- **INPUT RECORDS**
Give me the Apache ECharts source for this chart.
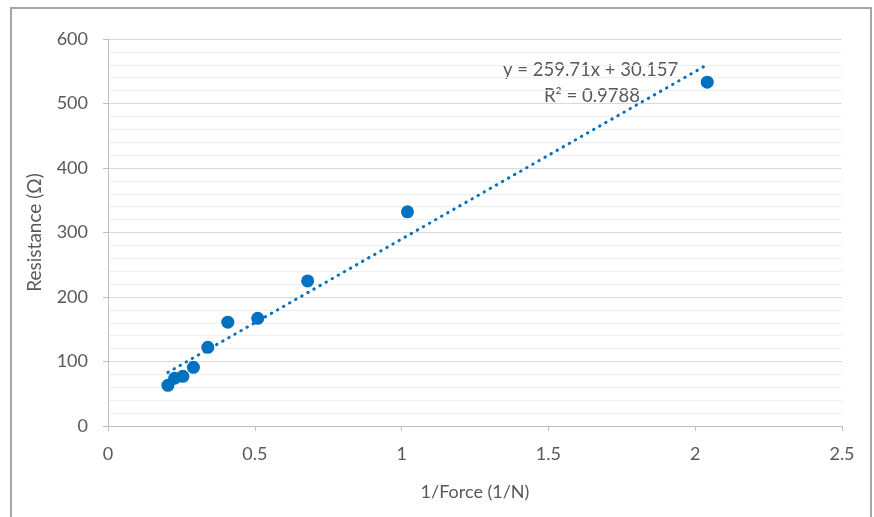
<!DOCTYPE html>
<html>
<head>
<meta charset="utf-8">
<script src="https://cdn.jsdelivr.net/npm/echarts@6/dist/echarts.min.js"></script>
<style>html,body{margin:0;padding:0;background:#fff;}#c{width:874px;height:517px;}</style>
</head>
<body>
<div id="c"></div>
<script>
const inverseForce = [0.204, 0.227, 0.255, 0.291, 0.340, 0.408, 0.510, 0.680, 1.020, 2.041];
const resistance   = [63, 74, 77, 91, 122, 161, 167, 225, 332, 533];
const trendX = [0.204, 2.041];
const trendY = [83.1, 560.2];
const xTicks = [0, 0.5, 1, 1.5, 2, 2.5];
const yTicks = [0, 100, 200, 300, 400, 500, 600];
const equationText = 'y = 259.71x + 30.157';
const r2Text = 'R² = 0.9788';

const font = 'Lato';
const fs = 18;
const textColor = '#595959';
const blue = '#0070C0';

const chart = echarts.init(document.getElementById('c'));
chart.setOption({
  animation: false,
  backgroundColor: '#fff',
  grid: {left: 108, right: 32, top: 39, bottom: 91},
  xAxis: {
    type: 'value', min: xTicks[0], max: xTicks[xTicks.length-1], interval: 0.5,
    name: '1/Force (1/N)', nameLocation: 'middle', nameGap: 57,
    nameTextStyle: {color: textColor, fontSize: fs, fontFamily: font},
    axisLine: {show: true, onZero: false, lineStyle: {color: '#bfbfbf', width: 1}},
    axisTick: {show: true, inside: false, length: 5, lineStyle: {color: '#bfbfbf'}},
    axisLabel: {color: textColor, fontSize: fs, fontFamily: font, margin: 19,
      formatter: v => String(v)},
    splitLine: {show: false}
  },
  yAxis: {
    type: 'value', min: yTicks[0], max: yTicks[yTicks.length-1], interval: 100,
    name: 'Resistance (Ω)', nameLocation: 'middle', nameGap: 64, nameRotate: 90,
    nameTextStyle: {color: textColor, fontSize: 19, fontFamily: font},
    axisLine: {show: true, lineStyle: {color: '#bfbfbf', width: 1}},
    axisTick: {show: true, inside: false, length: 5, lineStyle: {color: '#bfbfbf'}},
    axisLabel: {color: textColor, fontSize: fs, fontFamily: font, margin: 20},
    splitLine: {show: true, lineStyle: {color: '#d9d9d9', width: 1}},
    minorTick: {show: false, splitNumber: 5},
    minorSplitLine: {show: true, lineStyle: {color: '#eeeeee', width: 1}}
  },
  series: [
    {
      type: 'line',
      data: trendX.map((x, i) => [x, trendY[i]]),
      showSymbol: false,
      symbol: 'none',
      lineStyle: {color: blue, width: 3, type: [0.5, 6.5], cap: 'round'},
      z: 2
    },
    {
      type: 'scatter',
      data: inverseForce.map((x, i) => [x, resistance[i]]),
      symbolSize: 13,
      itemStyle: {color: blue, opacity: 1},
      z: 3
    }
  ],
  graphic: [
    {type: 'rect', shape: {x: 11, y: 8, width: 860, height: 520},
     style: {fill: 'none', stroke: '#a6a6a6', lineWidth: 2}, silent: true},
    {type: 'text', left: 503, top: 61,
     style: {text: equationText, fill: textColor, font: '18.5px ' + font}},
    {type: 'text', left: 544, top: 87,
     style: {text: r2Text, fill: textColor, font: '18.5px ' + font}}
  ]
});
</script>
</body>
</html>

...

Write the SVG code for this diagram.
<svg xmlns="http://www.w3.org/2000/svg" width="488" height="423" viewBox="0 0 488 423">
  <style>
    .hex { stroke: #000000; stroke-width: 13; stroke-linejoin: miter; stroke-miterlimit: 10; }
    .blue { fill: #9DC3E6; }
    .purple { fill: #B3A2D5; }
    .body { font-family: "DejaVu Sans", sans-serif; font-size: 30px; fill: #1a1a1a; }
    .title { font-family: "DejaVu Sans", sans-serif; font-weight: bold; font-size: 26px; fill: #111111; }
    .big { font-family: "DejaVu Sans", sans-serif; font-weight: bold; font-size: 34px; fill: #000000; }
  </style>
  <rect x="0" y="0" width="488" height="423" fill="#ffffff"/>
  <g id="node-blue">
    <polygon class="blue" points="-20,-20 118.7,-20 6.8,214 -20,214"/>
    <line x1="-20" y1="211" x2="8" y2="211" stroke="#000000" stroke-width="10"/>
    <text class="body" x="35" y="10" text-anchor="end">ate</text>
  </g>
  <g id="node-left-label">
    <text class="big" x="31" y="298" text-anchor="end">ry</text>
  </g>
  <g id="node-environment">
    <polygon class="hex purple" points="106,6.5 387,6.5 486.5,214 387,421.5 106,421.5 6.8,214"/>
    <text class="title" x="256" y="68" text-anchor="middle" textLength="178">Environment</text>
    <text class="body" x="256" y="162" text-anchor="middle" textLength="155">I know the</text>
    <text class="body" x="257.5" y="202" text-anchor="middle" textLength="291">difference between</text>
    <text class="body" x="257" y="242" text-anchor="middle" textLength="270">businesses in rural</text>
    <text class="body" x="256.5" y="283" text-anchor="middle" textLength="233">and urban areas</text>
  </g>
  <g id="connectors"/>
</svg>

...

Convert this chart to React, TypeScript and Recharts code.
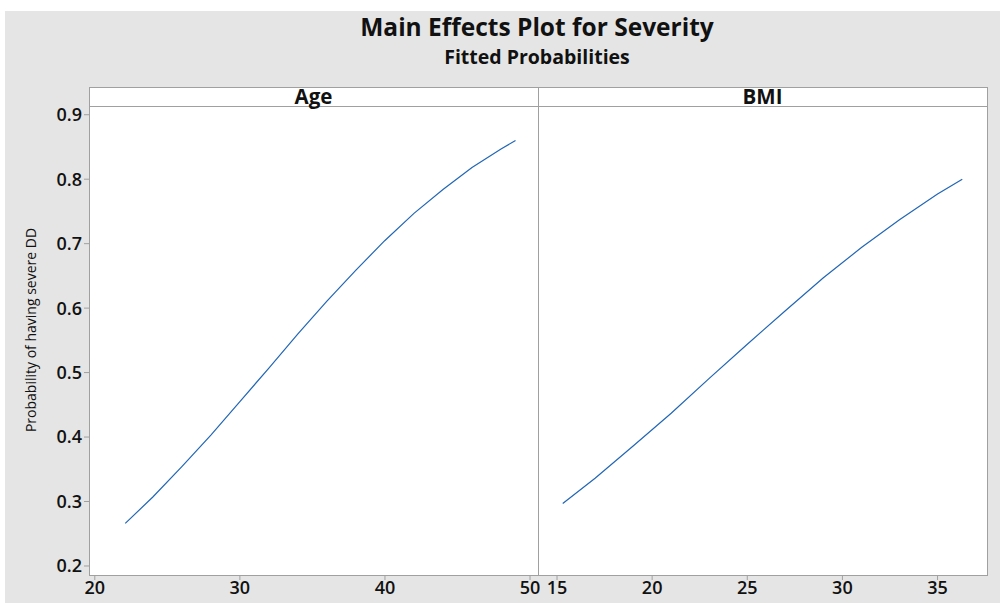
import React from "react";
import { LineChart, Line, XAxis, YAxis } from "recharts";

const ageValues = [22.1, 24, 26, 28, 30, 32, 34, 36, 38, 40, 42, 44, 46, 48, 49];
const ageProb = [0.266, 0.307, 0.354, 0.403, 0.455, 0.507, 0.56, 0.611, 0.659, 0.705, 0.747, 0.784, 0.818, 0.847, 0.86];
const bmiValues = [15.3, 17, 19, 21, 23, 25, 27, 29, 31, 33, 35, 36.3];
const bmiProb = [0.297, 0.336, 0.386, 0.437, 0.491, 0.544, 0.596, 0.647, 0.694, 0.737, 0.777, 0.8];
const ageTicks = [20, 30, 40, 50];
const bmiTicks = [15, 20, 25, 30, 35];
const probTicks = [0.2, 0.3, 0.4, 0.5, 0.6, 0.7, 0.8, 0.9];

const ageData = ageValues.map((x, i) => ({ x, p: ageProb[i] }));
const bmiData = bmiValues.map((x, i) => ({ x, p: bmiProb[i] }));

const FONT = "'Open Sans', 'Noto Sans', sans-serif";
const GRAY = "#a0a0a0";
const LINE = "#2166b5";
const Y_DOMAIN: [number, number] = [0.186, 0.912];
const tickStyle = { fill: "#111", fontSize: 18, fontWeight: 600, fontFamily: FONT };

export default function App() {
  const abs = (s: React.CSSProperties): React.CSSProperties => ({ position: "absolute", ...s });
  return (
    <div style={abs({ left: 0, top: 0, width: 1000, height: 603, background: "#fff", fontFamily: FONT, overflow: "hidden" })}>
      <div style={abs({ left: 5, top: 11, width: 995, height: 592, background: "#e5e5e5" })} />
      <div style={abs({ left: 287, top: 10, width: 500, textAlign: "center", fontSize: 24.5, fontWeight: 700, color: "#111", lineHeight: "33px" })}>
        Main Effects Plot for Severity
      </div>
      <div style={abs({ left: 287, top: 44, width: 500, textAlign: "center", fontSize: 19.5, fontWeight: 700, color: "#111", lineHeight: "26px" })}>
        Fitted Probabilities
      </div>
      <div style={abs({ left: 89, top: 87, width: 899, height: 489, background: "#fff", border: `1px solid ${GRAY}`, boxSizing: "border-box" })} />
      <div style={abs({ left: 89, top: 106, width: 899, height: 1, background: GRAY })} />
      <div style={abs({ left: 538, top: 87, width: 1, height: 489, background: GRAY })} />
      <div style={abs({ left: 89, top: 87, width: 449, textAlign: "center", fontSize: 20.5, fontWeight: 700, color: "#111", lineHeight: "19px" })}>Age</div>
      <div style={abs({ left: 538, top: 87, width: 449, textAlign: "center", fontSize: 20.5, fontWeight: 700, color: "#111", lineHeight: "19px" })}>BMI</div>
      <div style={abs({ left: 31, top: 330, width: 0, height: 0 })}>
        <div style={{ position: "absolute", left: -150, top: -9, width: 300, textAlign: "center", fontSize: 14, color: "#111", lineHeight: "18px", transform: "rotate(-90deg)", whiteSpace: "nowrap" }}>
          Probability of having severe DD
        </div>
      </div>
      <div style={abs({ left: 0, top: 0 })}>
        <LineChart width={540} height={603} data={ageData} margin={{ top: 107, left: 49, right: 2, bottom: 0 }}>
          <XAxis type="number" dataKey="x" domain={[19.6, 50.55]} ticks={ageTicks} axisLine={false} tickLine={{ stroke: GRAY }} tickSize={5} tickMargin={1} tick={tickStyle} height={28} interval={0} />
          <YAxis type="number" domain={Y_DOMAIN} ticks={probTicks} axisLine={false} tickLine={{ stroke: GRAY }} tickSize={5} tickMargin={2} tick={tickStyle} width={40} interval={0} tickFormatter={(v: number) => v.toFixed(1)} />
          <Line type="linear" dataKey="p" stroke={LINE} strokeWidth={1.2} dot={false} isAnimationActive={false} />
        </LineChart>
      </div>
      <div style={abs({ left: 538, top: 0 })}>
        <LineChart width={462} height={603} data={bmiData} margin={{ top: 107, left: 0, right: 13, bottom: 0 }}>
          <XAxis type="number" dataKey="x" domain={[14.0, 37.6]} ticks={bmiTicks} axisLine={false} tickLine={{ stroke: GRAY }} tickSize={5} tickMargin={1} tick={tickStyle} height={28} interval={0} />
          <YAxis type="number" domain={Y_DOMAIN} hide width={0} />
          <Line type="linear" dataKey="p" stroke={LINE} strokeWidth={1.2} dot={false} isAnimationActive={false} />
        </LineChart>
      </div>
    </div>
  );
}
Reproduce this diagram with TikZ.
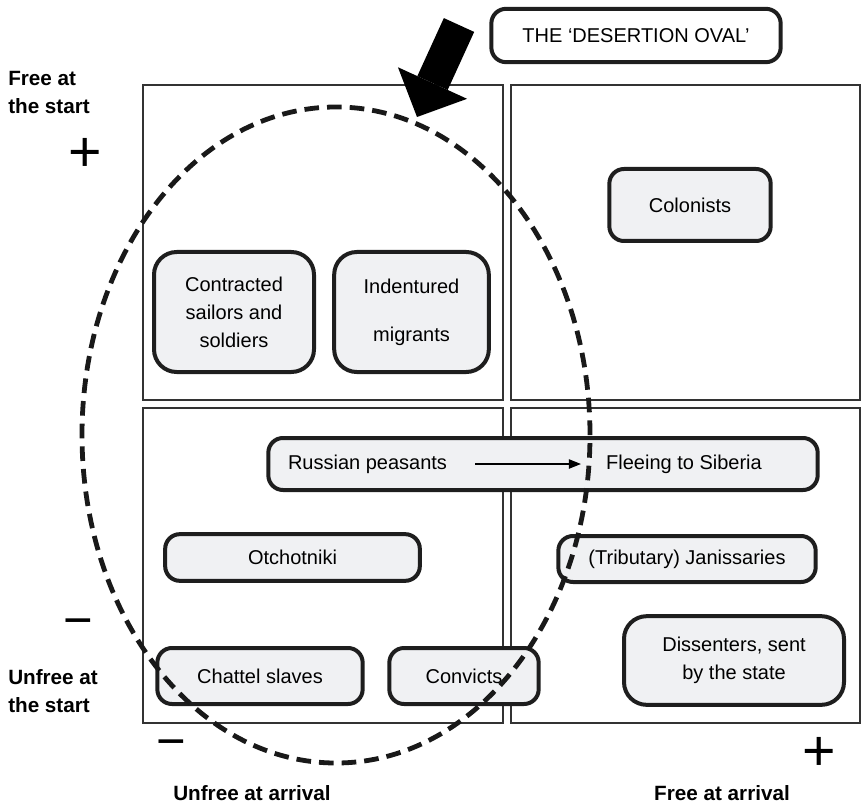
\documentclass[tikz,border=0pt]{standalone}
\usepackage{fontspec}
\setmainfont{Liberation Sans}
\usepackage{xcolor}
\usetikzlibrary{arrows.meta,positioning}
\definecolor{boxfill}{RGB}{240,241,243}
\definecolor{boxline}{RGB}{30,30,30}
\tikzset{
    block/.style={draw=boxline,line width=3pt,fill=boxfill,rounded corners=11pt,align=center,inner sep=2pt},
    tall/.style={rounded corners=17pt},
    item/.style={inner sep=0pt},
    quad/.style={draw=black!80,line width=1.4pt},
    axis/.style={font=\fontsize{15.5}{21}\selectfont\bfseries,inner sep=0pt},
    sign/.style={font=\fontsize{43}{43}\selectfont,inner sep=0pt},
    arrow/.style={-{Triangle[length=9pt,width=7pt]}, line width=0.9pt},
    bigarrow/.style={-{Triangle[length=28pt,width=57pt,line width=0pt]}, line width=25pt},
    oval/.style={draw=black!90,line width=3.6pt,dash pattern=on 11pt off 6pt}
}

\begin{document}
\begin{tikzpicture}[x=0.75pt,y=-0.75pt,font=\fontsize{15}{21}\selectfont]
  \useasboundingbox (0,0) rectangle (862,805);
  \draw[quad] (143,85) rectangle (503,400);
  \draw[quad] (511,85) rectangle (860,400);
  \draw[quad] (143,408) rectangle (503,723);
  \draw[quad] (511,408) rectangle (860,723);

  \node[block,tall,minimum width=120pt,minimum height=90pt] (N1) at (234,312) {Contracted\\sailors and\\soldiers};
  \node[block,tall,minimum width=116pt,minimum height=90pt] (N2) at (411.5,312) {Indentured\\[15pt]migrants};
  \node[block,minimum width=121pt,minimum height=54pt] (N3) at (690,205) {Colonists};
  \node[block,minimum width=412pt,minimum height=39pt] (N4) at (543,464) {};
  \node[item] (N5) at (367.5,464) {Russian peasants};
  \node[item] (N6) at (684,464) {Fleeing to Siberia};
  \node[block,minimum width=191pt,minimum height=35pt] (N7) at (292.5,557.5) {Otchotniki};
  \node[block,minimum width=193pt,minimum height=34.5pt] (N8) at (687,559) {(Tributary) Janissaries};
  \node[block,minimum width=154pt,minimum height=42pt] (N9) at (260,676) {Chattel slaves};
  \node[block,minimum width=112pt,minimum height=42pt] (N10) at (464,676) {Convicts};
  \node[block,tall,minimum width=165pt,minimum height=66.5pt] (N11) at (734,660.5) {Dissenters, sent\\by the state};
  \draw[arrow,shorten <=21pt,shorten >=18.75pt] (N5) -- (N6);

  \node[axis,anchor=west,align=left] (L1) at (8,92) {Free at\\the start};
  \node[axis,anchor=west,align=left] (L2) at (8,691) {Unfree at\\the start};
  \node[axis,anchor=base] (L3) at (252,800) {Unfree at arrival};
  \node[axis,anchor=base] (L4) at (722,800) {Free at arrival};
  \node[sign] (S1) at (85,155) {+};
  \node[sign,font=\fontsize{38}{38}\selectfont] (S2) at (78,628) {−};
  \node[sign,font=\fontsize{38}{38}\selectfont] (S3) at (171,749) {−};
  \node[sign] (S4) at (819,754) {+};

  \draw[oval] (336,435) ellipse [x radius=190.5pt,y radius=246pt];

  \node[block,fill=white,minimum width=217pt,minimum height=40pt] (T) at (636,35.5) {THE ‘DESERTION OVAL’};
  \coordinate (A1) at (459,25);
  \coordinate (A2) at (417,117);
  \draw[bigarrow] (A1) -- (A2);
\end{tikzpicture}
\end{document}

- **WORK TO BE COMPLETED**
Write out word for word the lines above that run from the one with "Give me the" to the one with "const r2Text = 'R² = 0.9788';". Include both end lines; exclude the images.

- **SOLUTION BELOW**
Give me the Apache ECharts source for this chart.
<!DOCTYPE html>
<html>
<head>
<meta charset="utf-8">
<script src="https://cdn.jsdelivr.net/npm/echarts@6/dist/echarts.min.js"></script>
<style>html,body{margin:0;padding:0;background:#fff;}#c{width:874px;height:517px;}</style>
</head>
<body>
<div id="c"></div>
<script>
const inverseForce = [0.204, 0.227, 0.255, 0.291, 0.340, 0.408, 0.510, 0.680, 1.020, 2.041];
const resistance   = [63, 74, 77, 91, 122, 161, 167, 225, 332, 533];
const trendX = [0.204, 2.041];
const trendY = [83.1, 560.2];
const xTicks = [0, 0.5, 1, 1.5, 2, 2.5];
const yTicks = [0, 100, 200, 300, 400, 500, 600];
const equationText = 'y = 259.71x + 30.157';
const r2Text = 'R² = 0.9788';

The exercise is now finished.